The UN has warned that the Tehran regime has executed 21 people and detained over 4,000 others since the start of the war, accusing the Islamic Republic of torture, disappearances and targeting of minorities.
Tehran has executed at least 21 people and detained more than 4,000 since the start of the Iran war, the UN Human Rights Office said on Wednesday.
In a statement from Geneva, the office said at least nine of those executed were linked to the January protests, 10 were killed for suspected membership in opposition or hostile groups and two were sentenced to death on espionage charges.
All executions were carried out after the start of US and Israeli airstrikes on Iran on February 28.
“I am shocked and alarmed,” said Volker Türk, the UN High Commissioner for Human Rights. “The Iranian authorities continue to severely restrict people’s rights.”
Türk called on Tehran to halt executions, release arbitrarily detained prisoners and stop implementing the death penalty.
The office said more than 4,000 people had been detained on charges of violating national security since March 9.
According to the UN, many of those held have been disappeared, tortured or subjected to mock executions. Ethnic and religious minorities are disproportionately affected.
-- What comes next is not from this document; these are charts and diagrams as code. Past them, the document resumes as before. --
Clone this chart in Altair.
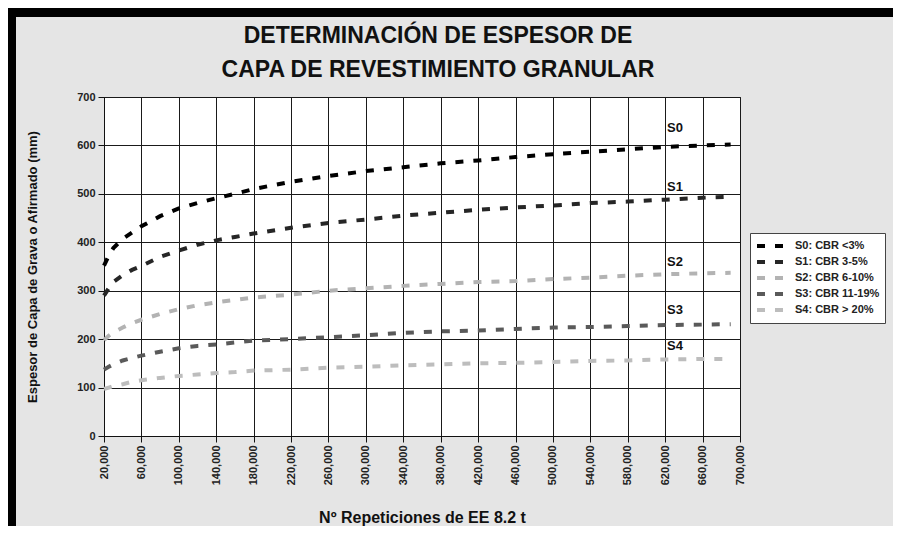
import altair as alt
import pandas as pd

# N° repetitions of 8.2 t equivalent axles (x values of the curves)
reps = [20000, 25000, 30000, 40000, 50000, 60000, 80000, 100000, 120000, 140000,
        160000, 180000, 220000, 260000, 300000, 340000, 380000, 420000, 460000,
        500000, 540000, 580000, 620000, 660000, 690000]

# thickness (mm) for each subgrade class
s0 = [352, 372, 388, 407, 420, 433, 454, 470, 481, 491, 500, 510, 525, 537, 547,
      555, 563, 569, 576, 582, 587, 592, 597, 600, 602]
s1 = [290, 305, 318, 332, 343, 351, 370, 383, 395, 404, 411, 418, 430, 440, 447,
      455, 461, 467, 472, 476, 481, 484, 488, 492, 494]
s2 = [198, 207, 214, 224, 233, 240, 252, 262, 270, 276, 281, 286, 292, 300, 305,
      310, 314, 318, 320, 324, 327, 331, 334, 336, 337]
s3 = [137, 143, 148, 156, 161, 166, 174, 181, 186, 189, 193, 197, 200, 204, 208,
      213, 216, 218, 221, 224, 225, 227, 229, 230, 231]
s4 = [97, 100, 103, 107, 112, 115, 120, 124, 127, 130, 132, 135, 137, 141, 143,
      146, 148, 150, 151, 153, 155, 156, 158, 159, 159]

series_names = ["S0: CBR <3%", "S1: CBR 3-5%", "S2: CBR 6-10%", "S3: CBR 11-19%", "S4: CBR > 20%"]
series_colors = ["#000000", "#262626", "#b3b3b3", "#5a5a5a", "#bdbdbd"]

x_ticks = [20000, 60000, 100000, 140000, 180000, 220000, 260000, 300000, 340000,
           380000, 420000, 460000, 500000, 540000, 580000, 620000, 660000, 700000]
y_ticks = [0, 100, 200, 300, 400, 500, 600, 700]

# in-plot curve tags (data coordinates)
tag_text = ["S0", "S1", "S2", "S3", "S4"]
tag_x = [622000, 622000, 622000, 622000, 622000]
tag_y = [637, 515, 360, 260, 185]

rows = []
for name, vals in zip(series_names, [s0, s1, s2, s3, s4]):
    for r, v in zip(reps, vals):
        rows.append({"reps": r, "e": v, "serie": name})
df = pd.DataFrame(rows)
tags = pd.DataFrame({"t": tag_text, "x": tag_x, "y": tag_y})

FONT = "Liberation Sans"

xscale = alt.Scale(domain=[20000, 700000], nice=False, zero=False)
yscale = alt.Scale(domain=[0, 700], nice=False, zero=True)

lines = alt.Chart(df).mark_line(strokeWidth=4, strokeDash=[8, 10], strokeCap="butt").encode(
    x=alt.X("reps:Q", scale=xscale,
            axis=alt.Axis(values=x_ticks, tickCount=len(x_ticks) + 2, format=",d",
                          labelAngle=-90, labelOverlap=False,
                          title="Nº Repeticiones de EE 8.2 t")),
    y=alt.Y("e:Q", scale=yscale,
            axis=alt.Axis(values=y_ticks, tickCount=len(y_ticks) + 2,
                          title="Espesor de Capa de Grava o Afirmado (mm)")),
    color=alt.Color("serie:N", scale=alt.Scale(domain=series_names, range=series_colors),
                    legend=alt.Legend(title=None, orient="none", legendX=646, legendY=136,
                                      fillColor="white", strokeColor="#444", padding=5,
                                      symbolType="M-1,0H4", symbolStrokeWidth=4,
                                      symbolDash=[8, 10], symbolSize=144,
                                      labelFont=FONT, labelFontSize=11, labelFontWeight="bold",
                                      labelColor="#222", labelOffset=24, rowPadding=0,
                                      labelLimit=200)),
)

labels = alt.Chart(tags).mark_text(align="left", baseline="middle", font=FONT,
                                   fontSize=13, fontWeight="bold", color="#111").encode(
    x=alt.X("x:Q", scale=xscale), y=alt.Y("y:Q", scale=yscale), text="t:N")

one = pd.DataFrame({"a": [0]})
top_bar = alt.Chart(one).mark_rect(color="black").encode(
    x=alt.value(-96), x2=alt.value(800), y=alt.value(-89), y2=alt.value(-80))
left_bar = alt.Chart(one).mark_rect(color="black").encode(
    x=alt.value(-96), x2=alt.value(-88), y=alt.value(-89), y2=alt.value(440))

chart = alt.layer(top_bar, left_bar, lines, labels).properties(
    width=636, height=339,
    autosize=alt.AutoSizeParams(type="none"),
    padding={"left": 96, "top": 89, "right": 153, "bottom": 90},
    background="#e5e5e5",
    title=alt.TitleParams(["DETERMINACIÓN DE ESPESOR DE", "CAPA DE REVESTIMIENTO GRANULAR"],
                          font=FONT, fontSize=23, fontWeight="bold", color="#111",
                          anchor="middle", frame="group", dx=16, offset=-74, lineHeight=34),
).configure_view(fill="white", stroke="#222", strokeWidth=1).configure_axis(
    labelFont=FONT, labelFontSize=11, labelFontWeight="bold", labelColor="#222",
    titleFont=FONT, titleFontWeight="bold", titleColor="#111",
    domainColor="#111", tickColor="#111", tickSize=6,
    grid=True, gridColor="#1a1a1a", gridWidth=1, gridOpacity=1,
).configure_axisY(titleFontSize=13, titlePadding=37, labelPadding=3
).configure_axisX(titleFontSize=16, titlePadding=25, labelPadding=3)

chart.save("out.html", embed_options={"renderer": "svg", "actions": False})
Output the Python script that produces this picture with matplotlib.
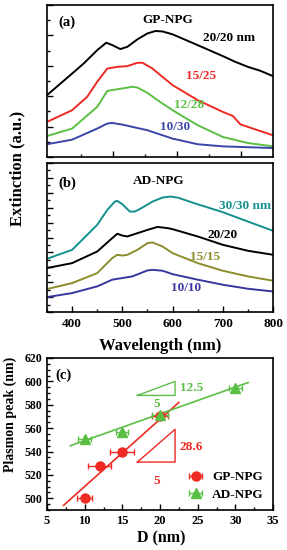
import numpy as np
import matplotlib
matplotlib.use("Agg")
import matplotlib.pyplot as plt
from matplotlib.ticker import MultipleLocator, FixedLocator

plt.rcParams['font.family'] = ['Liberation Serif', 'DejaVu Serif']
plt.rcParams['font.weight'] = 'bold'
plt.rcParams['axes.linewidth'] = 1.2

# ------------------------------
# Datos (a) GP-NPG
# ------------------------------
wl_a_black = [350, 400, 423, 450, 468, 480, 496, 510, 530, 550, 566, 580, 600, 650, 700, 725, 750, 775, 800]
ext_a_black = [4.07, 5.49, 6.15, 7.03, 7.52, 7.36, 7.10, 7.25, 7.74, 8.13, 8.29, 8.26, 8.07, 7.36, 6.64, 6.26, 5.93, 5.67, 5.32]
wl_a_red = [350, 400, 430, 450, 470, 490, 510, 530, 540, 560, 580, 600, 650, 700, 720, 735, 760, 800]
ext_a_red = [2.31, 3.08, 3.96, 4.95, 5.82, 5.93, 5.98, 6.20, 6.20, 5.82, 5.27, 4.73, 3.74, 2.97, 2.70, 2.15, 1.87, 1.43]
wl_a_green = [350, 400, 450, 470, 500, 520, 530, 550, 570, 600, 650, 700, 750, 800]
ext_a_green = [1.38, 1.87, 3.30, 4.35, 4.51, 4.62, 4.57, 4.22, 3.74, 3.08, 2.09, 1.32, 0.92, 0.70]
wl_a_blue = [350, 400, 450, 470, 480, 500, 550, 600, 650, 700, 800]
ext_a_blue = [0.84, 1.14, 1.87, 2.20, 2.24, 2.13, 1.76, 1.21, 0.84, 0.70, 0.59]

# ------------------------------
# Datos (b) AD-NPG
# ------------------------------
wl_b_teal = [350, 400, 450, 470, 485, 490, 500, 515, 525, 540, 560, 580, 595, 610, 650, 700, 750, 800]
ext_b_teal = [3.57, 4.17, 5.85, 6.85, 7.41, 7.46, 7.23, 6.74, 6.74, 7.01, 7.41, 7.68, 7.75, 7.68, 7.23, 6.70, 6.07, 5.45]
wl_b_black = [350, 400, 450, 480, 490, 500, 510, 520, 550, 570, 590, 600, 650, 700, 750, 800]
ext_b_black = [2.95, 3.28, 4.06, 4.96, 5.25, 5.13, 5.07, 5.18, 5.51, 5.71, 5.63, 5.56, 5.07, 4.51, 4.11, 3.84]
wl_b_olive = [350, 400, 450, 480, 490, 500, 510, 530, 550, 560, 580, 600, 650, 700, 750, 800]
ext_b_olive = [1.54, 1.94, 2.61, 3.62, 3.84, 3.79, 3.84, 4.17, 4.62, 4.67, 4.40, 3.95, 3.28, 2.77, 2.39, 2.10]
wl_b_blue = [350, 400, 450, 480, 500, 520, 550, 560, 580, 600, 650, 700, 750, 800]
ext_b_blue = [1.00, 1.27, 1.72, 2.17, 2.28, 2.39, 2.79, 2.83, 2.77, 2.54, 2.17, 1.83, 1.56, 1.38]

# ------------------------------
# Datos (c) pico plasmon
# ------------------------------
gp_d = [10, 12, 15, 20]
gp_peak = [500, 528, 540, 570]
gp_err = [1.0, 1.5, 1.6, 1.0]
ad_d = [10, 15, 20, 30]
ad_peak = [551, 557, 571, 594]
ad_err = [0.9, 0.8, 1.0, 0.9]
gp_fit_x = [7.2, 22.5]
gp_fit_y = [494, 582]
ad_fit_x = [8.1, 31.7]
ad_fit_y = [545, 599]

red = '#ee2a24'
green = '#5cbf45'
blue = '#3a46a8'
teal = '#14918f'
olive = '#8c8c2c'
indigo = '#3a36a0'

fig = plt.figure(figsize=(2.87, 5.5), dpi=100)
L, W = 47 / 287, 226 / 287
ax_a = fig.add_axes([L, 1 - 157 / 550, W, 152 / 550])
ax_b = fig.add_axes([L, 1 - 312 / 550, W, 149 / 550])
ax_c = fig.add_axes([L, 1 - 510 / 550, W, 152 / 550])

lw = 1.4
ax_a.plot(wl_a_black, ext_a_black, color='black', lw=lw)
ax_a.plot(wl_a_red, ext_a_red, color=red, lw=lw)
ax_a.plot(wl_a_green, ext_a_green, color=green, lw=lw)
ax_a.plot(wl_a_blue, ext_a_blue, color=blue, lw=lw)

ax_b.plot(wl_b_teal, ext_b_teal, color=teal, lw=lw)
ax_b.plot(wl_b_black, ext_b_black, color='black', lw=lw)
ax_b.plot(wl_b_olive, ext_b_olive, color=olive, lw=lw)
ax_b.plot(wl_b_blue, ext_b_blue, color=indigo, lw=lw)

for ax in (ax_a, ax_b):
    ax.set_xlim(350, 800)
    ax.set_ylim(0, 10)
    ax.tick_params(direction='in', which='both', top=False, right=False)
    ax.tick_params(which='major', length=4, width=1)
    ax.tick_params(which='minor', length=2, width=1)
    ax.set_yticklabels([])

ax_a.yaxis.set_major_locator(MultipleLocator(2))
ax_a.yaxis.set_minor_locator(MultipleLocator(1))
ax_a.xaxis.set_major_locator(FixedLocator([481, 609, 737]))
ax_a.xaxis.set_minor_locator(FixedLocator([417, 545, 673]))
ax_a.set_xticklabels([])

ax_b.yaxis.set_major_locator(MultipleLocator(1))
ax_b.yaxis.set_minor_locator(MultipleLocator(0.5))
ax_b.xaxis.set_major_locator(MultipleLocator(100))
ax_b.xaxis.set_minor_locator(MultipleLocator(50))
ax_b.tick_params(axis='x', labelsize=9.5, pad=4)

fs = 9.5
ax_a.text(0.05, 0.86, '(a)', transform=ax_a.transAxes, fontsize=10.5)
ax_a.text(0.42, 0.88, 'GP-NPG', transform=ax_a.transAxes, fontsize=fs)
ax_a.text(712, 7.65, '20/20 nm', color='black', fontsize=fs, ha='center')
ax_a.text(657, 5.15, '15/25', color=red, fontsize=fs, ha='center')
ax_a.text(632, 3.2, '12/28', color=green, fontsize=fs, ha='center')
ax_a.text(605, 1.8, '10/30', color=blue, fontsize=fs, ha='center')

ax_b.text(0.05, 0.84, '(b)', transform=ax_b.transAxes, fontsize=10.5)
ax_b.text(0.38, 0.86, 'AD-NPG', transform=ax_b.transAxes, fontsize=fs)
ax_b.text(745, 6.9, '30/30 nm', color=teal, fontsize=fs, ha='center')
ax_b.text(700, 4.95, '20/20', color='black', fontsize=fs, ha='center')
ax_b.text(665, 3.5, '15/15', color=olive, fontsize=fs, ha='center')
ax_b.text(627, 1.4, '10/10', color=indigo, fontsize=fs, ha='center')

fig.text(17 / 287, 1 - 168 / 550, 'Extinction (a.u.)', rotation=90, fontsize=12,
         ha='center', va='center')
fig.text(160 / 287, 1 - 346 / 550, 'Wavelength (nm)', fontsize=12, ha='center', va='center')

# ------------------------------
# Panel (c)
# ------------------------------
ax_c.plot(gp_fit_x, gp_fit_y, color=red, lw=1.2)
ax_c.plot(ad_fit_x, ad_fit_y, color=green, lw=1.2)
ax_c.errorbar(gp_d, gp_peak, xerr=gp_err, fmt='o', color=red, ms=6.5, capsize=2,
              elinewidth=1, label='GP-NPG')
ax_c.errorbar(ad_d, ad_peak, xerr=ad_err, fmt='^', color=green, ms=6.5, capsize=2,
              elinewidth=1, label='AD-NPG')

# triangulos de pendiente
ax_c.plot([17, 22, 22, 17], [588, 588, 600, 588], color=green, lw=1)
ax_c.plot([17, 22, 22, 17], [531, 531, 559, 531], color=red, lw=1)
ax_c.text(22.6, 594, '12.5', color=green, fontsize=fs, va='center')
ax_c.text(19.5, 581, '5', color=green, fontsize=fs, ha='center', va='center')
ax_c.text(22.6, 544, '28.6', color=red, fontsize=fs, va='center')
ax_c.text(19.5, 515, '5', color=red, fontsize=fs, ha='center', va='center')
ax_c.text(6.1, 605, '(c)', fontsize=10.5, va='center')

ax_c.set_xlim(5, 35)
ax_c.set_ylim(490, 620)
ax_c.xaxis.set_major_locator(MultipleLocator(5))
ax_c.xaxis.set_minor_locator(MultipleLocator(2.5))
ax_c.yaxis.set_minor_locator(MultipleLocator(5))
ax_c.set_yticks([500, 520, 540, 560, 580, 600, 620])
ax_c.tick_params(direction='in', which='both', top=False, right=False)
ax_c.tick_params(which='major', length=4, width=1, labelsize=9)
ax_c.tick_params(which='minor', length=2, width=1)
ax_c.tick_params(axis='y', labelsize=8.5)

ax_c.legend(loc='lower right', frameon=False, fontsize=fs, handletextpad=0.5,
            borderaxespad=0.3, labelspacing=0.4, handlelength=1.5)

fig.text(10 / 287, 1 - 414 / 550, 'Plasmon peak (nm)', rotation=90, fontsize=10,
         ha='center', va='center')
fig.text(161 / 287, 1 - 538 / 550, 'D (nm)', fontsize=11.5, ha='center', va='center')

plt.savefig('out.png', dpi=100)
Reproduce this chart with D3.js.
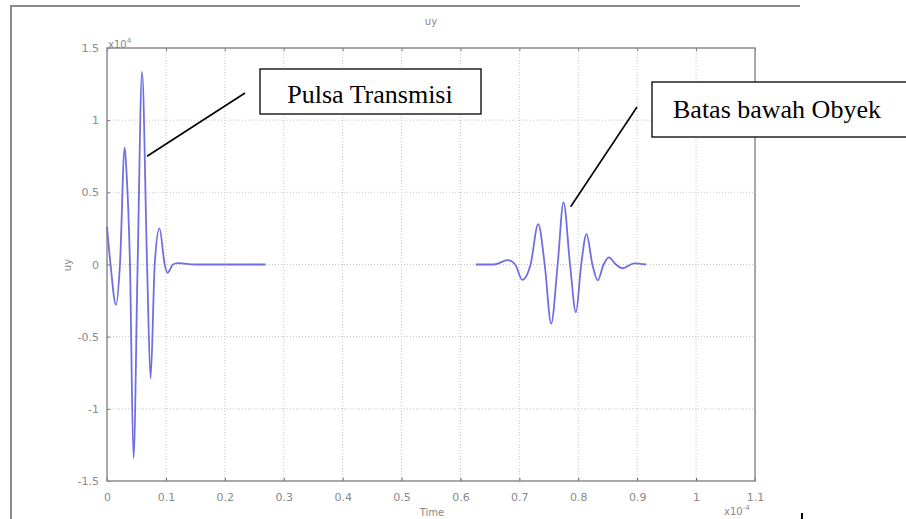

The UN said the Iranian judicial system has accelerated convictions and sentences since the start of the war, citing wartime conditions.
Iranian courts have also taken action to seize the assets of citizens suspected of collaborating with hostile states or opposing the war, with reports of property seizures targeting public figures and Iranians living abroad.
US President Donald Trump said that after the crackdown on protesters in January — in which thousands were killed — he had convinced the Iranian government to stop the execution of about 800 dissidents. Tehran denied this.
Trump later said Iran had stopped the execution of eight women, a claim the Islamic Republic also denied.